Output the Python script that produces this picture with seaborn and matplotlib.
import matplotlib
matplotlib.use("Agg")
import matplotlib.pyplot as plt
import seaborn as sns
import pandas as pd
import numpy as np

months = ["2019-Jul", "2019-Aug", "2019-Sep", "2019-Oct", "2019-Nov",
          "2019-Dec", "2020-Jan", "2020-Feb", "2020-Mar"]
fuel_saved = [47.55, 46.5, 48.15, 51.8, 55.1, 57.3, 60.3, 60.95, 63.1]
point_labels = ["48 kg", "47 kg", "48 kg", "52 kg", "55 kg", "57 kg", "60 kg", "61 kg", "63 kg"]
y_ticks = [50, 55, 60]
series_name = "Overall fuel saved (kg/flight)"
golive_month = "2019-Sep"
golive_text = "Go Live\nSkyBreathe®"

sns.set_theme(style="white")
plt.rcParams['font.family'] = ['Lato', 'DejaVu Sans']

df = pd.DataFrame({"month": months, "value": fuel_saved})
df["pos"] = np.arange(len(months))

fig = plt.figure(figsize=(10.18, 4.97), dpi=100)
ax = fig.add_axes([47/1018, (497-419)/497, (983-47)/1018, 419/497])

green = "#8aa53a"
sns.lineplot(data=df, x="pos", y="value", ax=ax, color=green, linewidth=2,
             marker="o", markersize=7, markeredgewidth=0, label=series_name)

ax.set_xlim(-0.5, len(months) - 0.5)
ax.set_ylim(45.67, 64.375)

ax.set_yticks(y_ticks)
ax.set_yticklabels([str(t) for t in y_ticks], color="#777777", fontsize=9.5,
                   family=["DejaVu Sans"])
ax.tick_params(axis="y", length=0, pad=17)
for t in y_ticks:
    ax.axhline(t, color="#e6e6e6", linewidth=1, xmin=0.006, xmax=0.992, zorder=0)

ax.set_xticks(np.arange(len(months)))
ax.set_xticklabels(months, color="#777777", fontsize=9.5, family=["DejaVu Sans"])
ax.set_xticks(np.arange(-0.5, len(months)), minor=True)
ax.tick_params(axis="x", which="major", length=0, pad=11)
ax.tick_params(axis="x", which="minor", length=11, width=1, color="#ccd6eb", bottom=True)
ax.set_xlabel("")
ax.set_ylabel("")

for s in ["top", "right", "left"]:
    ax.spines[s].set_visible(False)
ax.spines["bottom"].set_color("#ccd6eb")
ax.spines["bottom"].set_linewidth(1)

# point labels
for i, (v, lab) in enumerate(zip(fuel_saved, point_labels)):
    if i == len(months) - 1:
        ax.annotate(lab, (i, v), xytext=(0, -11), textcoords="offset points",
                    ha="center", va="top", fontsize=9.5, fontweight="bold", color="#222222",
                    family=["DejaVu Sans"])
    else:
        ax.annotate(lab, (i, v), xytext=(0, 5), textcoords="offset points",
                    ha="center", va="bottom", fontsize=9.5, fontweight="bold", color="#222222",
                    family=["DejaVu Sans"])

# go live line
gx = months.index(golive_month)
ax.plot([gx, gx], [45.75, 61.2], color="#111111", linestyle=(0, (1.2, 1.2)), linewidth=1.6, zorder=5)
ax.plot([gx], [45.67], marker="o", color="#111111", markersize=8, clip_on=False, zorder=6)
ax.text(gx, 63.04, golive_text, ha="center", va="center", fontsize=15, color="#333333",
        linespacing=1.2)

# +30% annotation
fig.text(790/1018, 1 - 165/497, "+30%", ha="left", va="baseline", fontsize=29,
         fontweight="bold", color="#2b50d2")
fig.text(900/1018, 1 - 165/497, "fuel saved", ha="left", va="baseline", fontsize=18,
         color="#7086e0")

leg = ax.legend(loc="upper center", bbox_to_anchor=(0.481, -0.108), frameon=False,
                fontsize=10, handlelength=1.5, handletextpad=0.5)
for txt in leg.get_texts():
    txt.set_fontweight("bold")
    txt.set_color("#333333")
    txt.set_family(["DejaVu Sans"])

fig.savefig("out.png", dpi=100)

==

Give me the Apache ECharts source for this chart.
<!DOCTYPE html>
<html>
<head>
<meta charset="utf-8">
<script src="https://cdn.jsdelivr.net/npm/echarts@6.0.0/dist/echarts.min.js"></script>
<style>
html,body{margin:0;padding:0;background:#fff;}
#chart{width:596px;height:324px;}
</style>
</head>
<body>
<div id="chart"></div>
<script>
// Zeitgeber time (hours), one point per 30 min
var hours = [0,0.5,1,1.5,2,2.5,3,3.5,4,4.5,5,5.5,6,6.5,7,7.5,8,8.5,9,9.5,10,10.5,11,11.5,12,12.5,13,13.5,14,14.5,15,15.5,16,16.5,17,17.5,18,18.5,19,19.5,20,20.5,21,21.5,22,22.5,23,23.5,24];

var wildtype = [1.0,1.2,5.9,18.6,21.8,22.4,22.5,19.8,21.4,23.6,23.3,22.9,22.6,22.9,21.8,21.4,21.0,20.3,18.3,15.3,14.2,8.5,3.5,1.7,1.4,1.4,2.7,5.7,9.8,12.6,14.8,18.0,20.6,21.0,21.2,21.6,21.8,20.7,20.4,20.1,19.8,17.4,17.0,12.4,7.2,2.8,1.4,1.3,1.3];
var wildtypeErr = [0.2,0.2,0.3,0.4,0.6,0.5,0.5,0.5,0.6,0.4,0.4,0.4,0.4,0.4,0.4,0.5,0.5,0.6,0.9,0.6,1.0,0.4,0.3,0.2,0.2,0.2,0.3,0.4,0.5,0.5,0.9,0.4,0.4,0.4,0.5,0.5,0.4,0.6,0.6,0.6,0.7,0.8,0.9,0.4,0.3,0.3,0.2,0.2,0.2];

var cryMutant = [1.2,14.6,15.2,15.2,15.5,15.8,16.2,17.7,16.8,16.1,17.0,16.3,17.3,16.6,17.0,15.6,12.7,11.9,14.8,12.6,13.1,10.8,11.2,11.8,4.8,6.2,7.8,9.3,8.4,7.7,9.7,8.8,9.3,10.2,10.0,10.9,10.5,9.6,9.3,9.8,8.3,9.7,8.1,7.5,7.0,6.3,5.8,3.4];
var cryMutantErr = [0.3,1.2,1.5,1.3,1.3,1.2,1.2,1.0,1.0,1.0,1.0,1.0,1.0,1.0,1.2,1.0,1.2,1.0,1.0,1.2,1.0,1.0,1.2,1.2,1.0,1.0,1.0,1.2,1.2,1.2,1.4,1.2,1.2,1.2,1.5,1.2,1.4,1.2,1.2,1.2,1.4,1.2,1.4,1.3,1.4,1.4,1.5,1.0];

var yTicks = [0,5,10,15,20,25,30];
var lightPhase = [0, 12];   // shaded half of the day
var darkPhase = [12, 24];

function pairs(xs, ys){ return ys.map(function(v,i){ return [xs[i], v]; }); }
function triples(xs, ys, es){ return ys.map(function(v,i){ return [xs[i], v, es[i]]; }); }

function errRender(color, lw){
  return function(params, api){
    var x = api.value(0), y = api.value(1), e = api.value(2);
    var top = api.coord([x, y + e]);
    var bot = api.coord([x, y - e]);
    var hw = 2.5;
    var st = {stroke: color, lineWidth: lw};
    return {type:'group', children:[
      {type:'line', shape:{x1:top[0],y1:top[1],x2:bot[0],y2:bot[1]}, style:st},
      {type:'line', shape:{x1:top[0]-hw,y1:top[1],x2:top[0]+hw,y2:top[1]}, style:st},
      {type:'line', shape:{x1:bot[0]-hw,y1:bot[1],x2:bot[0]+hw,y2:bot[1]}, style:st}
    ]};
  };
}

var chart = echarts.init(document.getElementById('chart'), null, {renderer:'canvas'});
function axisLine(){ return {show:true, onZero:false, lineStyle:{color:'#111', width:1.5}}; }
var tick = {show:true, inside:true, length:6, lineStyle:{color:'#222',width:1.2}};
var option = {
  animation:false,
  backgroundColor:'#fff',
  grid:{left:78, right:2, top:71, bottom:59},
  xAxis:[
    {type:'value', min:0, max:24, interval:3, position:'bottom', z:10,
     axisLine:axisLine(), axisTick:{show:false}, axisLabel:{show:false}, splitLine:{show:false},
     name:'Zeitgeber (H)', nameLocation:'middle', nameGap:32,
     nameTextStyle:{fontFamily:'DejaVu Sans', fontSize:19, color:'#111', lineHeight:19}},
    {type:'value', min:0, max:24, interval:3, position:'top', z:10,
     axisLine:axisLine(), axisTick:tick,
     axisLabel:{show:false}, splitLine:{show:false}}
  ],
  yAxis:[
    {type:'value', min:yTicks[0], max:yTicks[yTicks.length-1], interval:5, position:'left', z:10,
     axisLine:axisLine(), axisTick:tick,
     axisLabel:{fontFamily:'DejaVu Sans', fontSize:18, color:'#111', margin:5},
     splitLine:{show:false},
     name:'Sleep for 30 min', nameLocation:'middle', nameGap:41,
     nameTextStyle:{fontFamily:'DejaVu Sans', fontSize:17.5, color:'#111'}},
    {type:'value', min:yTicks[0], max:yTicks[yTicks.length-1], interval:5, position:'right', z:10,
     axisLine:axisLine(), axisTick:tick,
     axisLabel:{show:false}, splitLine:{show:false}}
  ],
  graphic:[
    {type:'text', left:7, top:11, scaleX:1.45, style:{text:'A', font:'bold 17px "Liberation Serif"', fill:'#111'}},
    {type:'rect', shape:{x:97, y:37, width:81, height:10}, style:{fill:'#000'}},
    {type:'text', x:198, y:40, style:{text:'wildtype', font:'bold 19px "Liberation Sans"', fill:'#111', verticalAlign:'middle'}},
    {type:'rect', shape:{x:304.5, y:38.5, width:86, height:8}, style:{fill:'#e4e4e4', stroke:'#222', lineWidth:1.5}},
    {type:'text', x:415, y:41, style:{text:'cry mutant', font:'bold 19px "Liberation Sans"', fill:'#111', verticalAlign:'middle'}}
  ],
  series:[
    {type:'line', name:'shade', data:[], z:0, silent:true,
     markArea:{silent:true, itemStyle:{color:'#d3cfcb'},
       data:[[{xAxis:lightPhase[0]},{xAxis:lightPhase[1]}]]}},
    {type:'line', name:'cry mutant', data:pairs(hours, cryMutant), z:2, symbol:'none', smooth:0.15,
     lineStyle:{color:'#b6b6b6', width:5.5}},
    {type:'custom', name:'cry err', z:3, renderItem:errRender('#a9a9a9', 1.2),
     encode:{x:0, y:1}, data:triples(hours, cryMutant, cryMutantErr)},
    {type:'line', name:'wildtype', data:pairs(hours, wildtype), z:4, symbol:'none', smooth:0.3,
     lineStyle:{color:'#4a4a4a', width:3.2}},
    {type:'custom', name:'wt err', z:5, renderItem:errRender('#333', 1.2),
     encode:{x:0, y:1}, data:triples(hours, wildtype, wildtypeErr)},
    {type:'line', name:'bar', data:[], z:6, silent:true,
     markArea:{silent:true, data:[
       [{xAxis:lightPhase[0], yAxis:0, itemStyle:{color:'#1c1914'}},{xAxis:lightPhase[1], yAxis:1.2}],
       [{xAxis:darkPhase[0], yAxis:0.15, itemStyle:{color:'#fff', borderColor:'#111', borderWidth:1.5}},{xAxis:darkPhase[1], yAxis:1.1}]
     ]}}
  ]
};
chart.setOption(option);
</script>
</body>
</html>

PROBLEM TO WORK ON: Begin with the line containing "Output the Python" and end with the line containing "import numpy as np"; repeat every line from start to finish exactly, and nothing outside them.

ANSWER TO THIS EXERCISE:
Output the Python script that produces this picture with seaborn and matplotlib.
import matplotlib
matplotlib.use("Agg")
import matplotlib.pyplot as plt
import seaborn as sns
import pandas as pd
import numpy as np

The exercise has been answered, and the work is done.